» **WHAT IS BEING ASKED**
Which lines hold the word "diagram"? Copy each one.

++++ DATA PROVIDED ++++

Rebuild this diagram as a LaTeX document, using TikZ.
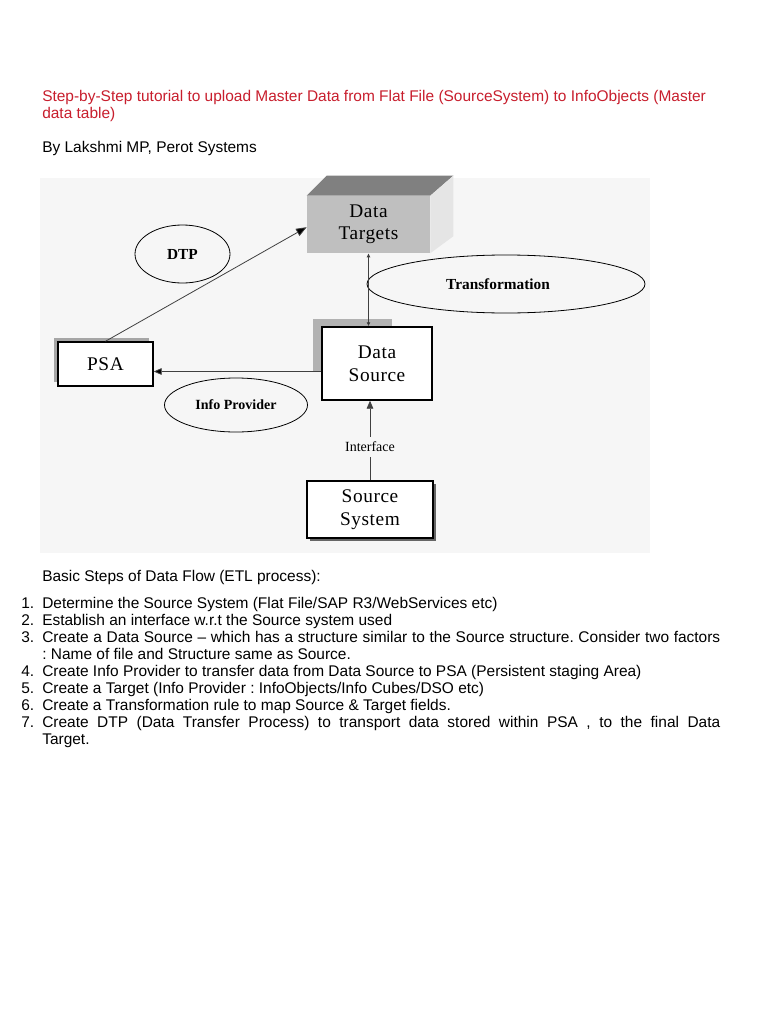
\documentclass[tikz,border=0pt]{standalone}
\usepackage{fontspec}
\setmainfont{Liberation Sans}
\newfontfamily\diagfont[LetterSpace=3]{Liberation Serif}
\newfontfamily\labelfont{Liberation Serif}
\usepackage{tikz}
\usetikzlibrary{arrows.meta,shapes.geometric,shadows,calc}
\definecolor{titlered}{RGB}{200,30,45}
\definecolor{bggray}{RGB}{246,246,246}
\frenchspacing

\begin{document}
\begin{tikzpicture}[x=0.75pt,y=-0.75pt,
>={Triangle[length=6pt,width=5pt]},
box/.style={rectangle,draw,line width=1.1pt,fill=white,align=center,inner sep=0pt,
  font=\diagfont\fontsize{14.5}{17}\selectfont},
oval/.style={ellipse,draw,line width=0.6pt,inner sep=0pt,
  font=\labelfont\bfseries\fontsize{10.5}{12}\selectfont},
conn/.style={line width=0.6pt,draw=black!75},
txt/.style={anchor=base west,inner sep=0pt,font=\fontsize{11.6}{12.75}\selectfont}]

\useasboundingbox (0,0) rectangle (768,1024);
\fill[white] (0,0) rectangle (768,1024);

% heading
\node[txt,text=titlered] (t1) at (42,101) {Step-by-Step tutorial to upload Master Data from Flat File (SourceSystem) to InfoObjects (Master};
\node[txt,text=titlered] (t2) at (42,118) {data table)};
\node[txt] (by) at (42,152) {By Lakshmi MP, Perot Systems};

% diagram
\fill[bggray] (40,178) rectangle (650,553);
\fill[black!30] (313,319) rectangle (392,371);

\node (dt) at (368.5,224.5) [rectangle,fill=black!25,minimum width=92.25pt,minimum height=42.75pt,
  align=center,inner sep=0pt,font=\diagfont\fontsize{14.5}{16.5}\selectfont] {Data\\Targets};
\fill[black!50] (dt.north west) -- ([shift={(20,-20)}]dt.north west)
  -- ([shift={(23,-20)}]dt.north east) -- (dt.north east) -- cycle;
\fill[black!10] (dt.north east) -- ([shift={(23,-20)}]dt.north east)
  -- ([shift={(23,-17)}]dt.south east) -- (dt.south east) -- cycle;

\node (psa) at (105.5,364) [box,minimum width=71.25pt,minimum height=33pt,
  drop shadow={shadow xshift=-3pt,shadow yshift=3pt,fill=black!35,opacity=1}] {PSA};
\node (ds) at (377,363.5) [box,minimum width=82.5pt,minimum height=54.75pt] {Data\\Source};
\node (ss) at (370,509.5) [box,minimum width=94.5pt,minimum height=42.75pt,
  drop shadow={shadow xshift=2pt,shadow yshift=-2pt,fill=black!60,opacity=1}] {Source\\System};

\node (tr) at (506,284) [oval,minimum width=208.5pt,minimum height=43.5pt,
  font=\labelfont\bfseries\fontsize{11.5}{12}\selectfont] {Transformation\hspace*{12pt}};
\node (dtp) at (182.5,254) [oval,minimum width=71.25pt,minimum height=43.5pt,
  font=\labelfont\bfseries\fontsize{11.5}{12}\selectfont] {DTP};
\node (ip) at (236,405) [oval,minimum width=107.25pt,minimum height=40.5pt] {Info Provider};

\draw[conn] (psa.north) edge[-{Triangle[length=8pt,width=6pt]}] ([yshift=-2pt]dt.west);
\draw[conn] ([yshift=-6pt]ds.west) edge[->] ([yshift=-6pt]ds.west -| psa.east);
\draw[conn] (dt.south) edge[{Latex[length=3pt,width=3pt]}-{Latex[length=3pt,width=3pt]}] (dt.south |- ds.north);
\draw[conn,->] (ss.north) -- node[pos=0.42,fill=bggray,inner xsep=1pt,inner ysep=4pt,
  font=\labelfont\fontsize{10.5}{12}\selectfont] {Interface} (ss.north |- ds.south);

% steps
\node[txt] (basic) at (42,581) {Basic Steps of Data Flow (ETL process):};
\node[txt] (n1) at (21,608) {1.};
\node[txt] (s1) at (42,608) {Determine the Source System (Flat File/SAP R3/WebServices etc)};
\node[txt] (n2) at (21,625) {2.};
\node[txt] (s2) at (42,625) {Establish an interface w.r.t the Source system used};
\node[txt] (n3) at (21,642) {3.};
\node[txt] (s3) at (42,642) {\makebox[508.5pt][s]{Create a Data Source – which has a structure similar to the Source structure. Consider two factors}};
\node[txt] (s3b) at (42,659) {: Name of file and Structure same as Source.};
\node[txt] (n4) at (21,676) {4.};
\node[txt] (s4) at (42,676) {Create Info Provider to transfer data from Data Source to PSA (Persistent staging Area)};
\node[txt] (n5) at (21,693) {5.};
\node[txt] (s5) at (42,693) {Create a Target (Info Provider : InfoObjects/Info Cubes/DSO etc)};
\node[txt] (n6) at (21,710) {6.};
\node[txt] (s6) at (42,710) {Create a Transformation rule to map Source \& Target fields.};
\node[txt] (n7) at (21,727) {7.};
\node[txt] (s7) at (42,727) {\makebox[508.5pt][s]{Create DTP (Data Transfer Process) to transport data stored within PSA , to the final Data}};
\node[txt] (s7b) at (42,744) {Target.};

\end{tikzpicture}
\end{document}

++++

» **FULL SOLUTION**
Rebuild this diagram as a LaTeX document, using TikZ.
% diagram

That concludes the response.